A recent report from the Asia Pacific Foundation of Canada has identified six exports facing “special risk” of being hurt by the recent U.S.-China Phase 1 trade agreement, and two are significant B.C. products.
Among the six products named by the foundation’s preliminary analysis of Canadian exports at risk are fruits/nuts and mollusks. B.C. is a leading producer in Canada for both.
Under the Phase 1 trade deal signed in January, Beijing agreed to buy US$200 billion worth of additional U.S. goods and services above 2017 levels for the next two years. Experts have expressed concern that China may achieve those numbers by switching to U.S. suppliers for commodities now supplied by Canadian producers.
According to the report, among the 547 types of U.S. goods Beijing has agreed to increase purchases of are mollusks, which puts Canada’s $40 million Chinese export market for clams at risk. Meanwhile, the inclusion of U.S. frozen fruits and nuts also puts the $20 million Canadian annual export market to China on shaky ground.
The key, said foundation research specialist Kai Valdez Bettcher, will be Beijing’s choice as to which suppliers it will abandon in order to fill its new U.S. quotas – and that decision is likely to be highly political.
“Most significantly, Canada needs to start negotiating clear rules of understanding regarding trade with China in an attempt to decouple trade issues from the political standoff over the arrest of Meng Wanzhou in Canada and Michael Kovrig and Michael Spavor in China,” Valdez Bettcher said. “Not doing so could lock the present, difficult situation into a long-term, structural crisis for Canadian traditional exporters of goods, particularly agricultural goods, to China.”
He added that the Phase 1 U.S.-China trade deal will likely hurt three main geographical areas of Canada – Atlantic provinces, due to a risk to lobster exports; the Prairies because of commodities like flax, wheat and beef; and B.C., Canada’s top producer of oysters, clams, grapes, blueberries and cranberries.

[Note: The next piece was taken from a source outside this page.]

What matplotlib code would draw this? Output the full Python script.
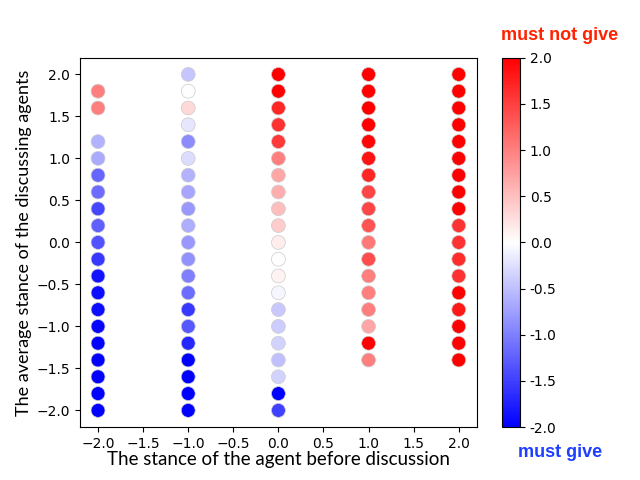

The report also outlines a potential risk to fish exports to China, although Valdez Bettcher noted that U.S. fish exports to the Chinese market are already very strong, limiting the risk to a relatively smaller Canadian share of the pie. The bigger risk on that front, he said, is the potential loss of business for specific fish products like salmon oil, which is among the goods Beijing has agreed to buy more of from the United States. Valdez Bettcher said it will be important for Ottawa to be more proactive as its trade relations with its two biggest partners – the United States and China – hit headwinds in 2020.
“On the whole, Phase 1 of the U.S.-China trade deal should serve as a wake-up call to Canadian exporters and policy-makers,” he said. “Canada would do well to begin seeking alternative markets for these at-risk products while accelerating the pace of negotiations … to mitigate the impending impacts to free competition and trade on both sides of the Pacific. Inaction is no longer an option.”
Not all western Canadian analysis of the Phase 1 deal’s possible effect on Canada is as grim, however. In a report published a few days before the Asia Pacific Foundation’s analysis, Canada West Foundation policy analyst Sarah Pittman said the deal has the potential to give Canada a “brief respite from some uncertainty the global economy has faced,” although she noted such effect may be temporary.
There is also the possibility that China may extend its new rules for imported beef, which apply to U.S. imports in the Phase 1 deal, to Canadian beef because of the North American integrated supply chain, Pittman said.
But she agreed that the risks remain, since China’s agreement to raise its purchases of U.S. agricultural goods by $40 billion will come at the expense of other exporters such as Western Canada. Pittman also expressed concern that the deal may further distance Ottawa from Beijing in a relationship that has quickly deteriorated in the last 30 months.
“Some are worried that this [trade deal] will damage any influence we have with China,” Pittman said. “If China buys more agriculture products from the U.S. and less from Canada, this will mean Canada has even less leverage in the diplomatic arena.”